Walmart faces supply chain labor gap as AI reshapes warehouse work
Accenture sees a 1.1 million-worker supply chain gap by 2035, while Walmart is training hourly staff for faster paths into logistics and AI-heavy jobs.

Accenture said core U.S. supply chain occupations will need 1.34 million more workers by 2035, while the labor force is expected to add only about 221,000 people for those jobs. For Walmart, that gap lands right on the functions that keep stores stocked: warehouse work, transportation, replenishment and the managers who have to keep those flows moving.

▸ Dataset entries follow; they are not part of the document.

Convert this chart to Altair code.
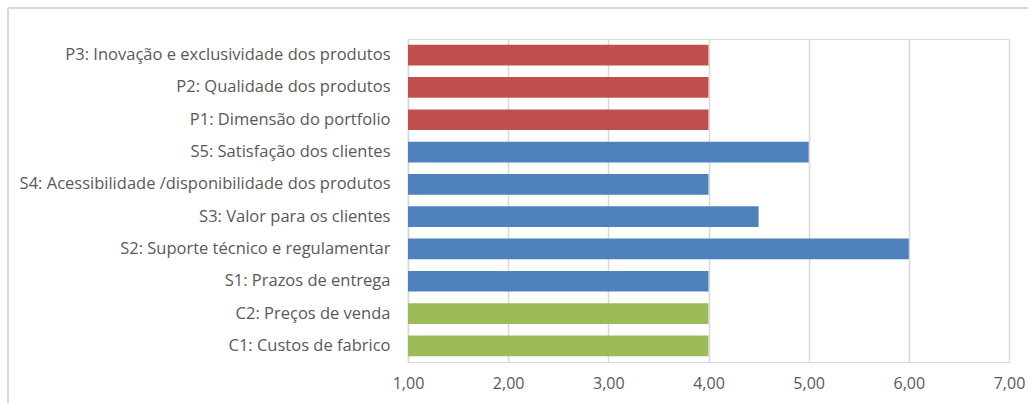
import altair as alt
import pandas as pd

categories = [
    "P3: Inovação e exclusividade dos produtos",
    "P2: Qualidade dos produtos",
    "P1: Dimensão do portfolio",
    "S5: Satisfação dos clientes",
    "S4: Acessibilidade /disponibilidade dos produtos",
    "S3: Valor para os clientes",
    "S2: Suporte técnico e regulamentar",
    "S1: Prazos de entrega",
    "C2: Preços de venda",
    "C1: Custos de fabrico",
]
values = [4, 4, 4, 5, 4, 4.5, 6, 4, 4, 4]
groups = ["P", "P", "P", "S", "S", "S", "S", "S", "C", "C"]
base_value = 1

df = pd.DataFrame({"cat": categories, "value": values, "group": groups,
                   "start": [base_value] * len(values)})

FONT = "Open Sans"
TXT = "#595959"
GRID = "#d9d9d9"

bars = alt.Chart(df).mark_bar().encode(
    y=alt.Y("cat:N", sort=categories, title=None,
            scale=alt.Scale(paddingInner=0.36, paddingOuter=0.18),
            axis=alt.Axis(labelFont=FONT, labelFontSize=16.5, labelColor=TXT,
                          labelPadding=18, ticks=False, domainColor=GRID,
                          domainWidth=1.5, labelLimit=400)),
    x=alt.X("start:Q", title=None,
            scale=alt.Scale(domain=[1, 7], nice=False, zero=False),
            axis=alt.Axis(values=[1, 2, 3, 4, 5, 6, 7], format=".2f",
                          labelExpr="replace(format(datum.value, '.2f'), '.', ',')",
                          labelFont=FONT, labelFontSize=16, labelColor=TXT,
                          labelPadding=13, ticks=False, domain=False,
                          gridColor=GRID, gridWidth=1.5, labelFlush=False)),
    x2="value:Q",
    color=alt.Color("group:N", legend=None,
                    scale=alt.Scale(domain=["P", "S", "C"],
                                    range=["#C0504D", "#4F81BD", "#9BBB59"])),
)

frame = alt.Chart(pd.DataFrame({"a": [0]})).mark_rule(
    color=GRID, strokeWidth=2).encode(
    x=alt.value(-400), y=alt.value(-31), y2=alt.value(400))
frame_top = alt.Chart(pd.DataFrame({"a": [0]})).mark_rule(
    color=GRID, strokeWidth=2).encode(
    x=alt.value(-400), x2=alt.value(640), y=alt.value(-31))

chart = alt.layer(bars, frame, frame_top).properties(
    width=601, height=323,
    autosize=alt.AutoSizeParams(type="none"),
    padding={"left": 408, "top": 39, "right": 19, "bottom": 41},
).configure_view(stroke=None).configure(background="white")

chart.save("out.html", embed_options={"renderer": "svg", "actions": False})
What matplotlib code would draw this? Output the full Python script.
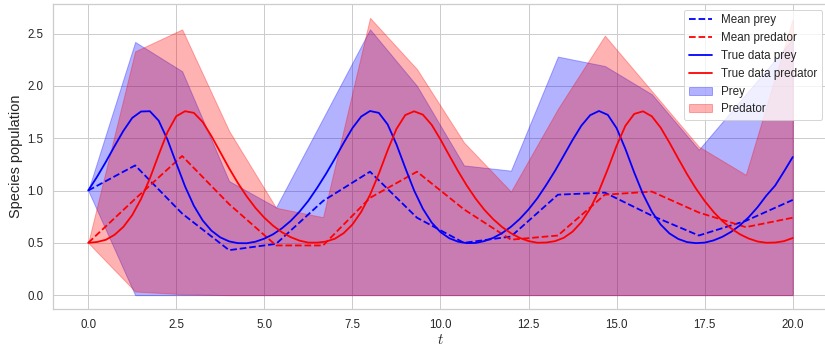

The company’s modeling shows why the pressure is not just about headcount. In a high-adoption scenario, Accenture said 75% use of agentic AI, autonomous vehicles, drones and exoskeletons, plus 50% use of IoT and sensor networks, could turn a projected 1.1 million-role shortfall into a surplus of about 360,000 workers. In that case, projected workforce demand growth would compress from plus 18.7% to roughly minus 3.0% across 2026 to 2035, and all 331 tasks studied would be touched by at least one technology. The message for warehouse associates and transportation teams is that the job mix is changing fast enough that leaders will have to redesign roles instead of simply adding more labor to the same process.
Walmart has already started building its own answer around internal mobility. The company says about 75% of its U.S. salaried store, club and supply-chain managers started as hourly associates, and U.S. associates reach their first promotion in about nine months on average. Walmart has said it will invest nearly $1 billion in skills training through 2026, a bet on moving more workers into jobs with more responsibility and higher pay rather than relying only on outside hiring.
That shift is also showing up in training. Walmart said in 2024 that by 2025 all store, club and supply chain managers would go through updated Manager Academy training. In 2025, the company said associates across stores, supply chain and tech would get free AI certifications through a Walmart Academy and OpenAI collaboration. Walmart has also said real-time AI and automation are already live in supply-chain operations in Costa Rica, Mexico and Canada, where the tools are being used to predict demand, reroute inventory, reduce waste and simplify work for associates.

For hourly workers, that points to a narrower question than whether machines will replace people: whether Walmart uses the technology shift to open more supply-chain career lanes from the sales floor and backroom, or to demand broader cross-training, tighter scheduling and more flexibility from a workforce that is already under pressure.